TASK STATEMENT –
Repeat exactly the lines running from the first line of the data to the line containing "Chart.register(...registerables);", both ends included, and nothing else; drop the pictures.

DATASET EXCERPT –
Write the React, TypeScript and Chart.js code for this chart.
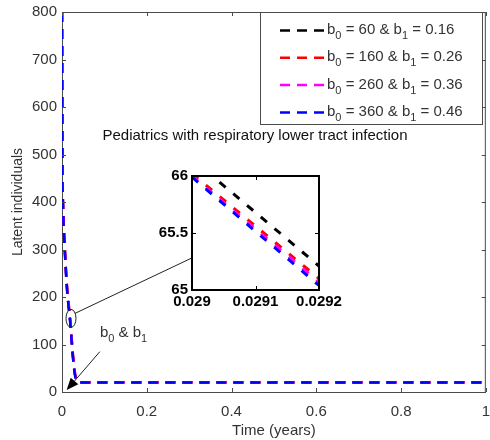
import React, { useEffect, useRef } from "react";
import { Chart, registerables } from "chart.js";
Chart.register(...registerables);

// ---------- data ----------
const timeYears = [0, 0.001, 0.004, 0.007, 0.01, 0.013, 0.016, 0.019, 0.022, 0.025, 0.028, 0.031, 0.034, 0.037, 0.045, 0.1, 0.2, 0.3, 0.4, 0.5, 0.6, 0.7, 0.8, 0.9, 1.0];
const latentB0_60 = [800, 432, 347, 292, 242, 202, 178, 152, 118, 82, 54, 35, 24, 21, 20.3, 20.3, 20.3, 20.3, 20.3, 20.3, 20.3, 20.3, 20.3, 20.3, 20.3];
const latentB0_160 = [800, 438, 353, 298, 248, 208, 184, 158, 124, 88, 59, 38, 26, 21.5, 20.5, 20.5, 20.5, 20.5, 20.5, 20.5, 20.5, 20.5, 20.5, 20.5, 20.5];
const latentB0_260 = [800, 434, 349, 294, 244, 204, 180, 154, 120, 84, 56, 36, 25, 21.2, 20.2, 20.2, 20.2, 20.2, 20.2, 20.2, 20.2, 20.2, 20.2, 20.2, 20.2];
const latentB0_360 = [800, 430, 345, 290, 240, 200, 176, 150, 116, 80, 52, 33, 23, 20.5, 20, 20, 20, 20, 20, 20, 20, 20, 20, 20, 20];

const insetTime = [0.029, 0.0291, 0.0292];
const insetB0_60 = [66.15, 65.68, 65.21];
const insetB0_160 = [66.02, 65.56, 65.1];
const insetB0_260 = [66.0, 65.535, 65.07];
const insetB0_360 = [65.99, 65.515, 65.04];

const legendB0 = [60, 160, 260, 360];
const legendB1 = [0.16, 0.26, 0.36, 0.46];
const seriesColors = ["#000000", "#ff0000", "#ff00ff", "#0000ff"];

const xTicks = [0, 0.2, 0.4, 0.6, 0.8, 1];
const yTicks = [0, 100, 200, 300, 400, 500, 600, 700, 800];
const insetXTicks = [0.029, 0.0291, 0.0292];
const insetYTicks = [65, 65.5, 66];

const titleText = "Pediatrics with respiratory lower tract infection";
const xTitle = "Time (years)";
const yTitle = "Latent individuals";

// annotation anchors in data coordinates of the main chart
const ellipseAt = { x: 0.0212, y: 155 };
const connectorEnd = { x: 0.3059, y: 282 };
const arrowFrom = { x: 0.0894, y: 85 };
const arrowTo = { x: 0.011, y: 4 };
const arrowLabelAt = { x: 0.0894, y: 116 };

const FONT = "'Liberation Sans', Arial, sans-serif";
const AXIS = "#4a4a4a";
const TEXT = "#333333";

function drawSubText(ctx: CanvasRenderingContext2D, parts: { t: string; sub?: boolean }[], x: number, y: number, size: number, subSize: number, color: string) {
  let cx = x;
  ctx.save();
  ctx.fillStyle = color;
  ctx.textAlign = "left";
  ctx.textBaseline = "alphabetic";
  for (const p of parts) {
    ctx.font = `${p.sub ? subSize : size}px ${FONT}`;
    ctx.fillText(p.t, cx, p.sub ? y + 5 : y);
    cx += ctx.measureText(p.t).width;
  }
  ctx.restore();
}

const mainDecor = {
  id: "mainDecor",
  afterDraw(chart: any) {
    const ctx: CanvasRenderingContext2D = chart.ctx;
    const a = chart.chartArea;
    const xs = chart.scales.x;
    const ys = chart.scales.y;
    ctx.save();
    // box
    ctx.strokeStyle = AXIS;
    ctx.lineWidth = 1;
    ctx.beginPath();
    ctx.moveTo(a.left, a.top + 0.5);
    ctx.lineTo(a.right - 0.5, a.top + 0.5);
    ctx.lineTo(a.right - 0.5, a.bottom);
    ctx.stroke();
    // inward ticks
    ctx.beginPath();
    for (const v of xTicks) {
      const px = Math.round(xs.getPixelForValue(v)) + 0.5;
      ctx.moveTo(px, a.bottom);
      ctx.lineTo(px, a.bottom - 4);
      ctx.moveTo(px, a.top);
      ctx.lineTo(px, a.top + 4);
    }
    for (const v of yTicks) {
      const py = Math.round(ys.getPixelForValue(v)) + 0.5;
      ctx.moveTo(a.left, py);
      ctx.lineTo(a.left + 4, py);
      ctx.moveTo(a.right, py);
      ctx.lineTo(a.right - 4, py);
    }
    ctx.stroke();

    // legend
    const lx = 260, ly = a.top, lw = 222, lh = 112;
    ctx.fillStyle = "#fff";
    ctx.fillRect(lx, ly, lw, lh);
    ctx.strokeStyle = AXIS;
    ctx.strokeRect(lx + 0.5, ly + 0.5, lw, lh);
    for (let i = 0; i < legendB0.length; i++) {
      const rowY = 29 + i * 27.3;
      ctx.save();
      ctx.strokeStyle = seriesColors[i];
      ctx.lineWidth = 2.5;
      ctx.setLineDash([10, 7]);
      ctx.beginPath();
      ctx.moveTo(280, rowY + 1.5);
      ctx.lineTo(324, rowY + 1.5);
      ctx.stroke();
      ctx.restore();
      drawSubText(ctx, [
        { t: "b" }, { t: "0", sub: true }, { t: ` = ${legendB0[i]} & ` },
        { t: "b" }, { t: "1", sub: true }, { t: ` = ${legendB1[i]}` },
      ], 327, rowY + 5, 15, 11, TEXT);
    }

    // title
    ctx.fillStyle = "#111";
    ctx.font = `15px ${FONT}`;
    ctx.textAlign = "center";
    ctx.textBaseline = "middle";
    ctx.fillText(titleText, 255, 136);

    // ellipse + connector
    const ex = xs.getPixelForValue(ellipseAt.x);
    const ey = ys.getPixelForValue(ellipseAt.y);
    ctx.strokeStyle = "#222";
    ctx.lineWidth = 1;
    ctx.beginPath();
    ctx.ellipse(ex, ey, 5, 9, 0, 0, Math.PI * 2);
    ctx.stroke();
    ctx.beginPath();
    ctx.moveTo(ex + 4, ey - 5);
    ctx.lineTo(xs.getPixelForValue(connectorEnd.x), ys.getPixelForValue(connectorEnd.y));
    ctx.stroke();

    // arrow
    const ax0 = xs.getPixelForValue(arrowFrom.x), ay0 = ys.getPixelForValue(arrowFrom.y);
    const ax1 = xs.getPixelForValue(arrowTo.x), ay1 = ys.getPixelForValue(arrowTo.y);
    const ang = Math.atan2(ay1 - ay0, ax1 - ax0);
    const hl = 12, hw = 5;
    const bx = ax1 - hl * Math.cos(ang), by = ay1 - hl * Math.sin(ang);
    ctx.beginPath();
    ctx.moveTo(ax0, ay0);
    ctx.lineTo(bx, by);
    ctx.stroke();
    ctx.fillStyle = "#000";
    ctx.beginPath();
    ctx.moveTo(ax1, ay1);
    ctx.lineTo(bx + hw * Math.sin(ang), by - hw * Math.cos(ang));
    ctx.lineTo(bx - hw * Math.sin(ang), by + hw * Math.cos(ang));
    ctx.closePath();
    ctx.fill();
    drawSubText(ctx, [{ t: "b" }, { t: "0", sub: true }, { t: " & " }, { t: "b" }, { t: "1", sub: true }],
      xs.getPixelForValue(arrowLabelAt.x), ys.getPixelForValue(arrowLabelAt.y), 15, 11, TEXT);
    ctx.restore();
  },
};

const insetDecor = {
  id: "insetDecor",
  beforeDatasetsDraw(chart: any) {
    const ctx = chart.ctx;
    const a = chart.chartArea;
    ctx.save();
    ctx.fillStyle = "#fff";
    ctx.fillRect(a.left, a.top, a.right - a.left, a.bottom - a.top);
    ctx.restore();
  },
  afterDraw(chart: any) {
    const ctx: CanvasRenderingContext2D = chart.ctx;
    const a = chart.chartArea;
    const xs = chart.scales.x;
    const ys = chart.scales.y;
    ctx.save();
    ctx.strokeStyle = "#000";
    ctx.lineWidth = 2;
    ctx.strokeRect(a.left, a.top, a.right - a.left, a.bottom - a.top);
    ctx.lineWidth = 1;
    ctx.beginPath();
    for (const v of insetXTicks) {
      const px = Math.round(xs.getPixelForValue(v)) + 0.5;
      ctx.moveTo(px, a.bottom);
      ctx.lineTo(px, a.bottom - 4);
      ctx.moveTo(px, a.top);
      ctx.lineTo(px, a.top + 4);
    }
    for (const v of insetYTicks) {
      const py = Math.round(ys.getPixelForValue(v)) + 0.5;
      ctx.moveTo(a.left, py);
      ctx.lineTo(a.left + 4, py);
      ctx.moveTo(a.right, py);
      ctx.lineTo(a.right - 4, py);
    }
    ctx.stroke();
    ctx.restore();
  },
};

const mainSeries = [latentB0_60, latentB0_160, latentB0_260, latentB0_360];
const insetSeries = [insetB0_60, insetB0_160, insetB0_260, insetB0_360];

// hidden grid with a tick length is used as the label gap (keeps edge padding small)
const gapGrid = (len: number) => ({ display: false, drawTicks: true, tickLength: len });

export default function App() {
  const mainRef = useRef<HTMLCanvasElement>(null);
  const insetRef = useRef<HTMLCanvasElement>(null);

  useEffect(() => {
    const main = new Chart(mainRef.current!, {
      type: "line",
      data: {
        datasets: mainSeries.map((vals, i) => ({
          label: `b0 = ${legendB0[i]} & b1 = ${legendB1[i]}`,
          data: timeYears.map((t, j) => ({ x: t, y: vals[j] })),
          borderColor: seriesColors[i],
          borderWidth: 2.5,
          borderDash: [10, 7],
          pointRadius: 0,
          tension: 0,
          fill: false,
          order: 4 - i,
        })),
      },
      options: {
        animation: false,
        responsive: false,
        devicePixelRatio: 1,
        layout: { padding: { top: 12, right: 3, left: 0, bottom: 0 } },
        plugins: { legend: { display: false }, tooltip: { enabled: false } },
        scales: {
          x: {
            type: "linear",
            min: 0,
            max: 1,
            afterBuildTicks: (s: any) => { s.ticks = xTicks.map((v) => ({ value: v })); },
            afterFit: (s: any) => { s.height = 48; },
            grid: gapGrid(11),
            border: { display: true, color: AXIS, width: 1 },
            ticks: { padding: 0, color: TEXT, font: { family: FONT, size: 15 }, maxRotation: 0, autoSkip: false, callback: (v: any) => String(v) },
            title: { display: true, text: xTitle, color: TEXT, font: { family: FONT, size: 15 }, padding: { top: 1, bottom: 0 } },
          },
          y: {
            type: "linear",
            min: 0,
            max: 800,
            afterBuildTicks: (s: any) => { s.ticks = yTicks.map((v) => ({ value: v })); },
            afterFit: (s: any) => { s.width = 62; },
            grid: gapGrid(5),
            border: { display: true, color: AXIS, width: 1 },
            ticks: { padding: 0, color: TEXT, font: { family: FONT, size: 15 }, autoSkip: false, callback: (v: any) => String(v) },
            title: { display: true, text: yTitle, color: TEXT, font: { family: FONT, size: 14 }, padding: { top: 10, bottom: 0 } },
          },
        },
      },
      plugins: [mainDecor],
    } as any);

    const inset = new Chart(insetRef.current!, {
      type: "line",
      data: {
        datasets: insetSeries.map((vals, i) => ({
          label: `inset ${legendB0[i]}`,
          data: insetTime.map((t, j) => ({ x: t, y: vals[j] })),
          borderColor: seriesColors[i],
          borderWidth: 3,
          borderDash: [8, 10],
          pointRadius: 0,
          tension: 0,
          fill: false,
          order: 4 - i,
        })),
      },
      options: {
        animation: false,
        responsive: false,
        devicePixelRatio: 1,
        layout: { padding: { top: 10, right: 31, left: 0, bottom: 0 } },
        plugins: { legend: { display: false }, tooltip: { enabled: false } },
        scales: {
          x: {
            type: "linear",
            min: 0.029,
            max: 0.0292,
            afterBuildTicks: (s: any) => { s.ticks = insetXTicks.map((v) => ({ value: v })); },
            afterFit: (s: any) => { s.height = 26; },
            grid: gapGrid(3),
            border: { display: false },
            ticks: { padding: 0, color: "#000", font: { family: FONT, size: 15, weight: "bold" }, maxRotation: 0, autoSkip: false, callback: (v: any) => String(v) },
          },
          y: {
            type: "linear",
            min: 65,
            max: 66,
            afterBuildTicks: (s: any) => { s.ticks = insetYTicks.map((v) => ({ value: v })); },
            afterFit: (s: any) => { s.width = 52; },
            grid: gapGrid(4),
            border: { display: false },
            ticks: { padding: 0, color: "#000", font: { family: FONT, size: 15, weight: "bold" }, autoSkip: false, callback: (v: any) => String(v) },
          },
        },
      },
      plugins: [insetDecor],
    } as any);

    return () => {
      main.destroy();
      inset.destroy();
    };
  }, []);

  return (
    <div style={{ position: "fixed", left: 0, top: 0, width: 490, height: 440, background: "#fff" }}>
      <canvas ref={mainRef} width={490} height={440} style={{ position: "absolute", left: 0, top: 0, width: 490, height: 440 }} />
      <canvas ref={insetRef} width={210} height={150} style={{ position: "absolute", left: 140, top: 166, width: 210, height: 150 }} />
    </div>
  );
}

THE RESPONSE –
Write the React, TypeScript and Chart.js code for this chart.
import React, { useEffect, useRef } from "react";
import { Chart, registerables } from "chart.js";
Chart.register(...registerables);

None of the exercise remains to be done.